How To Reproduce the bug My node uses lang chain PGVector store:

import os

from langchain_community.embeddings import HuggingFaceEmbeddings
from langchain_community.vectorstores.pgvector import PGVector
from promptflow import tool

CONNECTION_STRING = PGVector.connection_string_from_db_params(
    driver=os.environ.get("PGVECTOR_DRIVER", "psycopg2"),
    host=os.environ.get("PGVECTOR_HOST", "localhost"),
    port=int(os.environ.get("PGVECTOR_PORT", "5433")),
    database=os.environ.get("PGVECTOR_DATABASE", "postgres"),
    user=os.environ.get("PGVECTOR_USER", "postgres"),
    password=os.environ.get("PGVECTOR_PASSWORD", "postgres"),
)

embeddings = HuggingFaceEmbeddings(model_name="all-MiniLM-L6-v2")

@tool
def vector_search(question) -> list[dict]:
    store = PGVector(
        collection_name="embeddings",
        connection_string=CONNECTION_STRING,
        embedding_function=embeddings,
    )

    docs = store.similarity_search_with_score(question, k=2)

    result = []

    for doc, score in docs:
        result.append({
            "score": round(1 - score, 2),
            "content": doc.page_content,
            "title": doc.metadata['title'],
            "link": doc.metadata['link']
        })

    return result

Running Information(please complete the following information):

Additional context PyTorch discussion on github: https://github.com/pytorch/pytorch/issues/40403

As a workaround I am using

model_kwargs = {'device': 'cpu'}
embeddings = HuggingFaceEmbeddings(model_name="all-MiniLM-L6-v2", model_kwargs=model_kwargs)

As mentioned in the doc https://api.python.langchain.com/en/latest/embeddings/langchain_community.embeddings.huggingface.HuggingFaceEmbeddings.html

Hhhilulu commented 7 months ago

Hello, @sashokbg When executing the batch run, we will use the system's default process startup mode to create multiple processes to increase the parallelism of execution.

According to your provided information, you are using a Linuxsystem.

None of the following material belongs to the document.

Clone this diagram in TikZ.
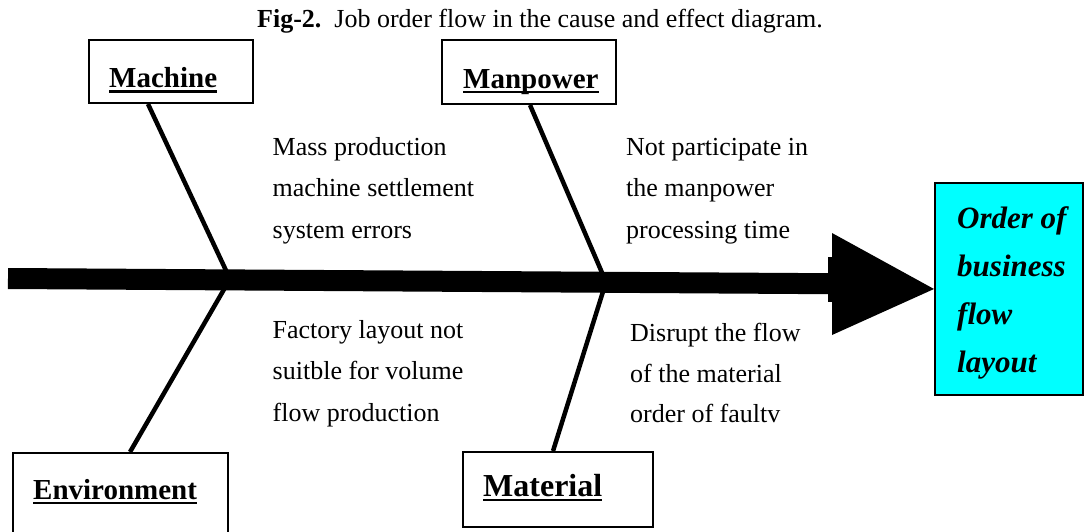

The default process startup method of the Linux system is fork, so an error is reported when executing your batch run.

You can configure the process startup mode to spawn according to the below doc, which may help you resolve the problem. Related Link: How to configure environment variables

sashokbg commented 7 months ago

@Hhhilulu I am very sorry, I missed this part of the readme !